Adapting our Outdoor Spaces To Address Loneliness - Mental Health Awareness Week

Mental Health Awareness Week runs from 9-15 May, and the theme for this year’s event is ‘Together We Can Tackle Loneliness' - raising awareness of the impact of loneliness on our mental health and the practical steps we can take to address it.

Music has always been a powerful way to bring people together, and Percussion Play has a vision to create inclusive musical oases in towns and cities worldwide to encourage us to connect.

Public spaces - being a place of free and open access - are traditionally linked to social, cultural, or economic exchanges, and are once again gaining increasing importance as a component of everyday quality of life, especially in urban areas. Loneliness and disconnection are on the rise, exacerbated by social distancing and the disruption of daily routines, and those disconnections manifest themselves in other health issues for individuals, including depression. Many see loneliness as one of the most significant health concerns we face this century, and the importance of social connection and relationships has been brought into sharp relief by the Covid-19 pandemic.

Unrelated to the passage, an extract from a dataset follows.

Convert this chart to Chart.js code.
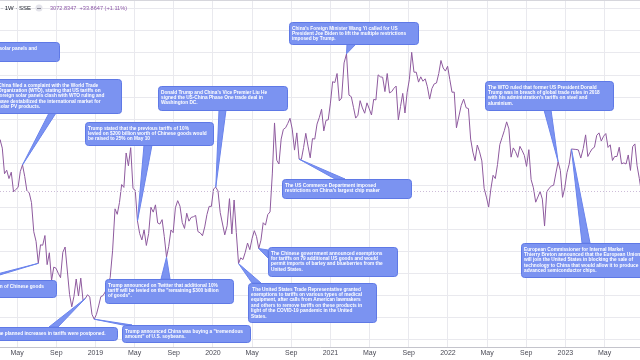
<!DOCTYPE html>
<html>
<head>
<meta charset="utf-8">
<script src="https://cdn.jsdelivr.net/npm/chart.js@4.4.1/dist/chart.umd.min.js"></script>
<style>
html, body { margin: 0; padding: 0; background: #ffffff; }
#wrap { width: 640px; height: 360px; }
</style>
</head>
<body>
<div id="wrap"><canvas id="sse_chart" width="640" height="360"></canvas></div>
<script>
// SSE Composite, weekly closes (1W). First bar = week ending 2018-02-23.
// null = week without trading (Spring Festival / Golden Week)
var first_week = "2018-02-23";
var closes_2018 = [3289,
    3254, 3307, 3269, 3153, 3169,
    3131, 3160, 3071, 3082,
    3091, 3163, 3193, 3141,
    3075, 3067, 3022, 2890, 2847,
    2747, 2831, 2829, 2873,
    2741, 2795, 2669, 2730, 2725,
    2702, 2682, 2797, 2821,
    null, 2606, 2550, 2598,
    2676, 2599, 2680, 2579, 2588,
    2605, 2594, 2516, 2494];
var closes_2019 = [2515, 2554, 2596, 2601,
    2618, null, 2682, 2804,
    2994, 2969, 3022, 3104, 3091,
    3247, 3189, 3271, 3086,
    3078, 2939, 2882, 2853, 2899,
    2828, 2882, 3001, 2979,
    3012, 2930, 2925, 2945,
    2868, 2775, 2824, 2898, 2886,
    2999, 3031, 3006, 2932,
    2905, 2974, 2938, 2955,
    2958, 2964, 2891, 2885, 2872,
    2912, 2968, 3005, 3005];
var closes_2020 = [3084, 3092, 3075, 2977, null,
    2876, 2917, 3040, 2880,
    3034, 2887, 2746, 2772,
    2764, 2797, 2839, 2809,
    2860, 2895, 2868, 2814, 2852,
    2931, 2920, 2968, 2980,
    3152, 3383, 3214, 3197, 3310,
    3354, 3361, 3381, 3404,
    3355, 3260, 3338, 3219,
    3218, 3272, 3336, 3278, 3225,
    3312, 3310, 3378, 3408,
    3445, 3347, 3395, 3397];
var closes_2021 = [3473, 3570, 3566, 3607, 3483,
    3496, 3655, 3696, 3509,
    3502, 3454, 3405, 3418,
    3484, 3451, 3427, 3474, 3447,
    3419, 3490, 3487, 3601,
    3592, 3590, 3525, 3607,
    3519, 3525, 3540, 3550, 3397,
    3458, 3517, 3428, 3522,
    3581, 3703, 3613, 3613,
    3568, 3592, 3572, 3583, 3547,
    3491, 3539, 3560, 3564,
    3607, 3666, 3632, 3618, 3640];
var closes_2022 = [3580, 3522, 3523, 3361,
    null, 3462, 3491, 3452,
    3448, 3310, 3251, 3212,
    3283, 3252, 3211, 3087, 3047,
    3002, 3084, 3146, 3131,
    3195, 3285, 3317, 3349,
    3388, 3356, 3228, 3270, 3253,
    3227, 3277, 3258, 3236,
    3186, 3262, 3126, 3089, 3024,
    null, 3072, 3038, 2916,
    3071, 3087, 3097, 3101,
    3156, 3207, 3168, 3046, 3089];
var closes_2023 = [3158, 3196, 3265, null,
    3263, 3261, 3224, 3267,
    3329, 3231, 3250, 3266, 3273,
    3327, 3338, 3301, 3323,
    3335, 3272, 3284, 3213,
    3231, 3231, 3273, 3198, 3202,
    3197, 3238, 3168, 3276,
    3288, 3189, 3132, 3065];

var last_price = "3072.8347";
var last_change = "+33.8647 (+1.11%)";
var last_value = 3072.8347;

// axis ticks: months counted from Jan 2018, and price grid
var month_ticks = [4, 8, 12, 16, 20, 24, 28, 32, 36, 40, 44, 48, 52, 56, 60, 64];
var price_ticks = [2400, 2500, 2600, 2700, 2800, 2900, 3000, 3100, 3200, 3300, 3400, 3500, 3600, 3700, 3800, 3900];

// callouts: week the pointer goes to, and the text lines
var note_weeks = ["2018-01-19", "2018-05-18", "2020-01-10", "2019-05-10", "2018-07-06", "2018-11-30",
    "2019-08-09", "2018-12-28", "2021-02-19", "2020-09-25", "2020-05-22", "2020-03-20",
    "2022-12-09", "2023-01-20"];
var note_texts = [
    ["US safeguard tariffs on imported solar panels and", "washing machines."],
    ["China filed a complaint with the World Trade", "Organization (WTO), stating that US tariffs on",
     "foreign solar panels clash with WTO ruling and", "have destabilized the international market for", "solar PV products."],
    ["Donald Trump and China's Vice Premier Liu He", "signed the US-China Phase One trade deal in", "Washington DC."],
    ["Trump stated that the previous tariffs of 10%", "levied on $200 billion worth of Chinese goods would", "be raised to 25% on May 10"],
    ["US imposed tariffs on $34 billion of Chinese goods", "imports."],
    ["The planned increases in tariffs were postponed."],
    ["Trump announced on Twitter that additional 10%", "tariff will be levied on the \"remaining $300 billion", "of goods\"."],
    ["Trump announced China was buying a \"tremendous", "amount\" of U.S. soybeans."],
    ["China's Foreign Minister Wang Yi called for US", "President Joe Biden to lift the multiple restrictions", "imposed by Trump."],
    ["The US Commerce Department imposed", "restrictions on China's largest chip maker"],
    ["The Chinese government announced exemptions", "for tariffs on 79 additional US goods and would",
     "permit imports of barley and blueberries from the", "United States."],
    [" The United States Trade Representative granted", "exemptions to tariffs on various types of medical",
     "equipment, after calls from American lawmakers", "and others to remove tariffs on these products in",
     "light of the COVID-19 pandemic in the United", "States."],
    ["The WTO ruled that former US President Donald", "Trump was in breach of global trade rules in 2018",
     "with his administration's tariffs on steel and", "aluminium."],
    ["European Commissioner for Internal Market", "Thierry Breton announced that the European Union",
     "will join the United States in blocking the sale of", "technology to China that would allow it to produce",
     "advanced semiconductor chips."]
];

// layout of the callout boxes: [left, top, width, height], pointer base [x1, y1, x2, y2], first line end (optional)
var note_boxes = [
    {box: [-69, 42, 128, 19], base: null, end: 37},
    {box: [-5, 79, 126, 34], base: [49, 113, 56, 113]},
    {box: [158, 86, 129, 24], base: [219, 110, 226, 110]},
    {box: [85, 122, 128, 23], base: [144, 145, 152, 145]},
    {box: [-72, 280, 128, 17], base: [-26, 280, -17, 280], end: 44},
    {box: [-8, 327, 125, 13], base: [49, 327, 58, 327]},
    {box: [105, 279, 128, 24], base: [161, 279, 170, 279]},
    {box: [122, 325, 128, 17], base: [123, 325, 132, 325]},
    {box: [289, 22, 129, 22], base: [347, 44, 356, 44]},
    {box: [282, 179, 129, 19], base: [335, 179, 345, 179]},
    {box: [268, 247, 129, 29], base: [268, 250, 268, 258]},
    {box: [248, 283, 128, 39], base: [252, 283, 261, 283]},
    {box: [485, 81, 128, 29], base: [544, 110, 551, 110]},
    {box: [521, 243, 130, 34], base: [582, 243, 590, 243]}
];

var day_ms = 86400000;

function month_pos(d) {
    var dim = new Date(Date.UTC(d.getUTCFullYear(), d.getUTCMonth() + 1, 0)).getUTCDate();
    return (d.getUTCFullYear() - 2018) * 12 + d.getUTCMonth() + (d.getUTCDate() - 1) / dim;
}

var all_closes = closes_2018.concat(closes_2019, closes_2020, closes_2021, closes_2022, closes_2023);
var start_ms = Date.parse(first_week + "T00:00:00Z");
var week_names = [];
var points = [];
for (var i = 0; i < all_closes.length; i++) {
    var d = new Date(start_ms + i * 7 * day_ms);
    week_names.push(d.toISOString().slice(0, 10));
    points.push({x: month_pos(d), y: all_closes[i]});
}

function tick_name(v) {
    if (v % 12 === 0) return String(2018 + v / 12);
    if (v % 12 === 4) return "May";
    if (v % 12 === 8) return "Sep";
    return "";
}

var note_font = 'bold 10px "Liberation Sans", Arial, sans-serif';
var note_px = 5;

var notes_plugin = {
    id: "notes",
    afterDatasetsDraw: function(chart) {
        var ctx = chart.ctx;
        var xs = chart.scales.x;
        var ys = chart.scales.y;
        var area = chart.chartArea;
        ctx.save();

        // last price line
        var py = Math.round(ys.getPixelForValue(last_value)) + 0.5;
        ctx.strokeStyle = "#cdbcd8";
        ctx.lineWidth = 1;
        ctx.setLineDash([1, 2]);
        ctx.beginPath();
        ctx.moveTo(area.left, py);
        ctx.lineTo(area.right, py);
        ctx.stroke();
        ctx.setLineDash([]);

        // size the note font so the widest reference line fits
        ctx.font = note_font;
        var w10 = ctx.measureText("levied on $200 billion worth of Chinese goods would").width;
        note_px = 10 * 119 / w10;
        var font = 'bold ' + note_px.toFixed(2) + 'px "Liberation Sans", Arial, sans-serif';

        for (var n = 0; n < note_boxes.length; n++) {
            var nb = note_boxes[n];
            var b = nb.box;
            var fill = "#7b93f1";
            // pointer
            var k = week_names.indexOf(note_weeks[n]);
            if (nb.base && k >= 0 && all_closes[k] !== null) {
                var tx = xs.getPixelForValue(points[k].x);
                var ty = ys.getPixelForValue(points[k].y);
                ctx.fillStyle = fill;
                ctx.strokeStyle = "#6a83ec";
                ctx.beginPath();
                ctx.moveTo(nb.base[0], nb.base[1]);
                ctx.lineTo(tx, ty);
                ctx.lineTo(nb.base[2], nb.base[3]);
                ctx.closePath();
                ctx.fill();
                ctx.stroke();
            }
            // box
            ctx.fillStyle = fill;
            ctx.strokeStyle = "#5f79e6";
            ctx.lineWidth = 1;
            ctx.beginPath();
            ctx.roundRect(b[0] + 0.5, b[1] + 0.5, b[2], b[3], 3);
            ctx.fill();
            ctx.stroke();
            // text
            ctx.font = font;
            ctx.fillStyle = "#ffffff";
            ctx.textBaseline = "middle";
            ctx.textAlign = "left";
            var lines = note_texts[n];
            var lx = b[0] + 3;
            if (nb.end !== undefined) lx = nb.end - ctx.measureText(lines[0]).width;
            for (var j = 0; j < lines.length; j++) {
                ctx.fillText(lines[j], lx, b[1] + 6.2 + j * 5.4);
            }
        }

        // header
        ctx.textBaseline = "middle";
        ctx.font = '6px "Liberation Sans", Arial, sans-serif';
        ctx.fillStyle = "#131722";
        ctx.fillText("\u00b7 1W \u00b7 SSE", 1, 8);
        ctx.fillStyle = "#e3e3ea";
        ctx.beginPath();
        ctx.arc(39, 8, 3.5, 0, Math.PI * 2);
        ctx.fill();
        ctx.strokeStyle = "#8a8a96";
        ctx.beginPath();
        ctx.moveTo(37, 8.5);
        ctx.lineTo(41, 8.5);
        ctx.stroke();
        ctx.font = '5.6px "Liberation Sans", Arial, sans-serif';
        ctx.fillStyle = "#8e5aa8";
        ctx.fillText(last_price + "  " + last_change, 50, 8);

        // top frame line
        ctx.strokeStyle = "#d6d6dc";
        ctx.beginPath();
        ctx.moveTo(0, 0.5);
        ctx.lineTo(640, 0.5);
        ctx.stroke();
        ctx.restore();
    }
};

var ctx = document.getElementById("sse_chart");
var sse_chart = new Chart(ctx, {
    type: "line",
    data: {
        datasets: [{
            label: "SSE",
            data: points,
            borderColor: "#8e5a9e",
            borderWidth: 1,
            pointRadius: 0,
            tension: 0,
            spanGaps: true,
            fill: false
        }]
    },
    options: {
        responsive: false,
        animation: false,
        devicePixelRatio: 1,
        parsing: false,
        layout: { padding: 0 },
        plugins: {
            legend: { display: false },
            tooltip: { enabled: false }
        },
        scales: {
            x: {
                type: "linear",
                position: "bottom",
                min: 2.25,
                max: 67.62,
                afterBuildTicks: function(s) {
                    s.ticks = month_ticks.map(function(v) { return {value: v}; });
                },
                afterFit: function(s) { s.height = 13; },
                grid: { color: "#e9e9ee", drawTicks: false },
                border: { color: "#c4c4cc" },
                ticks: {
                    autoSkip: false,
                    maxRotation: 0,
                    padding: 2,
                    color: "#4a4a55",
                    font: { family: "Liberation Sans", size: 7 },
                    callback: function(v) { return tick_name(v); }
                }
            },
            y: {
                type: "linear",
                position: "right",
                min: 2368,
                max: 3940,
                afterBuildTicks: function(s) {
                    s.ticks = price_ticks.map(function(v) { return {value: v}; });
                },
                afterFit: function(s) { s.width = 0; },
                grid: { color: "#e9e9ee", drawTicks: false },
                border: { display: false },
                ticks: { display: false }
            }
        }
    },
    plugins: [notes_plugin]
});
</script>
</body>
</html>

Growing public attention to loneliness in our communities has been accompanied by designers and landscape architects beginning to challenge traditional modes of play and playground design and extend the role of open play spaces to include a range of different social agendas, including combating loneliness in all ages. The provision and use of these public open spaces (including privately owned spaces with areas for public use, such as shopping malls and public libraries) can have an essential role in promoting social cohesion, intergenerational connections, and opportunities for shared creativity.

Historically, we have divided our communities and activities by ethnicity, language, age, and ability. Still, the potential for the hybridization of play spaces, where the spatial boundaries between adults and children’s activities merge, can result in innovative and uplifting settings that encourage connections and help secure a community's future prosperity. A straightforward way to make this happen is by introducing outdoor musical instruments. Making music brings people together like nothing else. Offering quality musical opportunities - on real instruments – for spontaneous music-making provides an engaging experience where nobody is excluded from the fun, whether their ability, mobility, or age.

The notion of intergenerational activity and play has increasingly drawn attention over recent years, and a growing body of scholarly literature has begun to point more and more toward the premise that when adults and, in particular, seniors become involved in cross-generational learning activities with children and adolescents, huge benefits are accrued by both parties. Adding intergenerational play elements such as outdoor musical instruments to public spaces encourages connectivity, and due to its universal appeal, playing music can successfully bridge intergenerational gaps. The combined effects of musical play and intergenerational social participation have proven to be incontrovertibly beneficial for the improvement and maintenance of both the physical and mental health of seniors. Given the opportunity to participate, regardless of physical or psychological impairments, intergenerational musical play in public spaces can serve as a productive, meaningful, and financially accessible activity for them.

Music can bring a diverse group of people together in the community because it transcends language limitations - instead providing its language of rhythm and melody to enable its players and users to communicate with each other non-verbally. Providing opportunities for community members to be around each other promotes familiarity and the formation of healthy relationships and helps to engender a sense of belonging for those who participate. It is apparent then that music can help us develop a more cohesive society if access to it is provided and engagement promoted.

This growing body of emerging research is starting to relate music-making with place-making, specifically with creating an authentic community and breaking down stereotypes while simultaneously working to improve participants' cognitive function, emotional capacity, and physical well-being. Just as public music spaces bring people together and create a sense of civic vitality for communities, it’s also restorative for the individual. While the pandemic has created enormous challenges, it has also potentially brought about positive change. The isolation it provoked was a good reminder of how much we need others — and places in which to be together — even in less trying times. Community wellbeing in the future depends on our taking a more joined-up harmonious approach to the use of public space, and perhaps a little more music in the public realm could be the stimuli for positive community relations and a little less loneliness.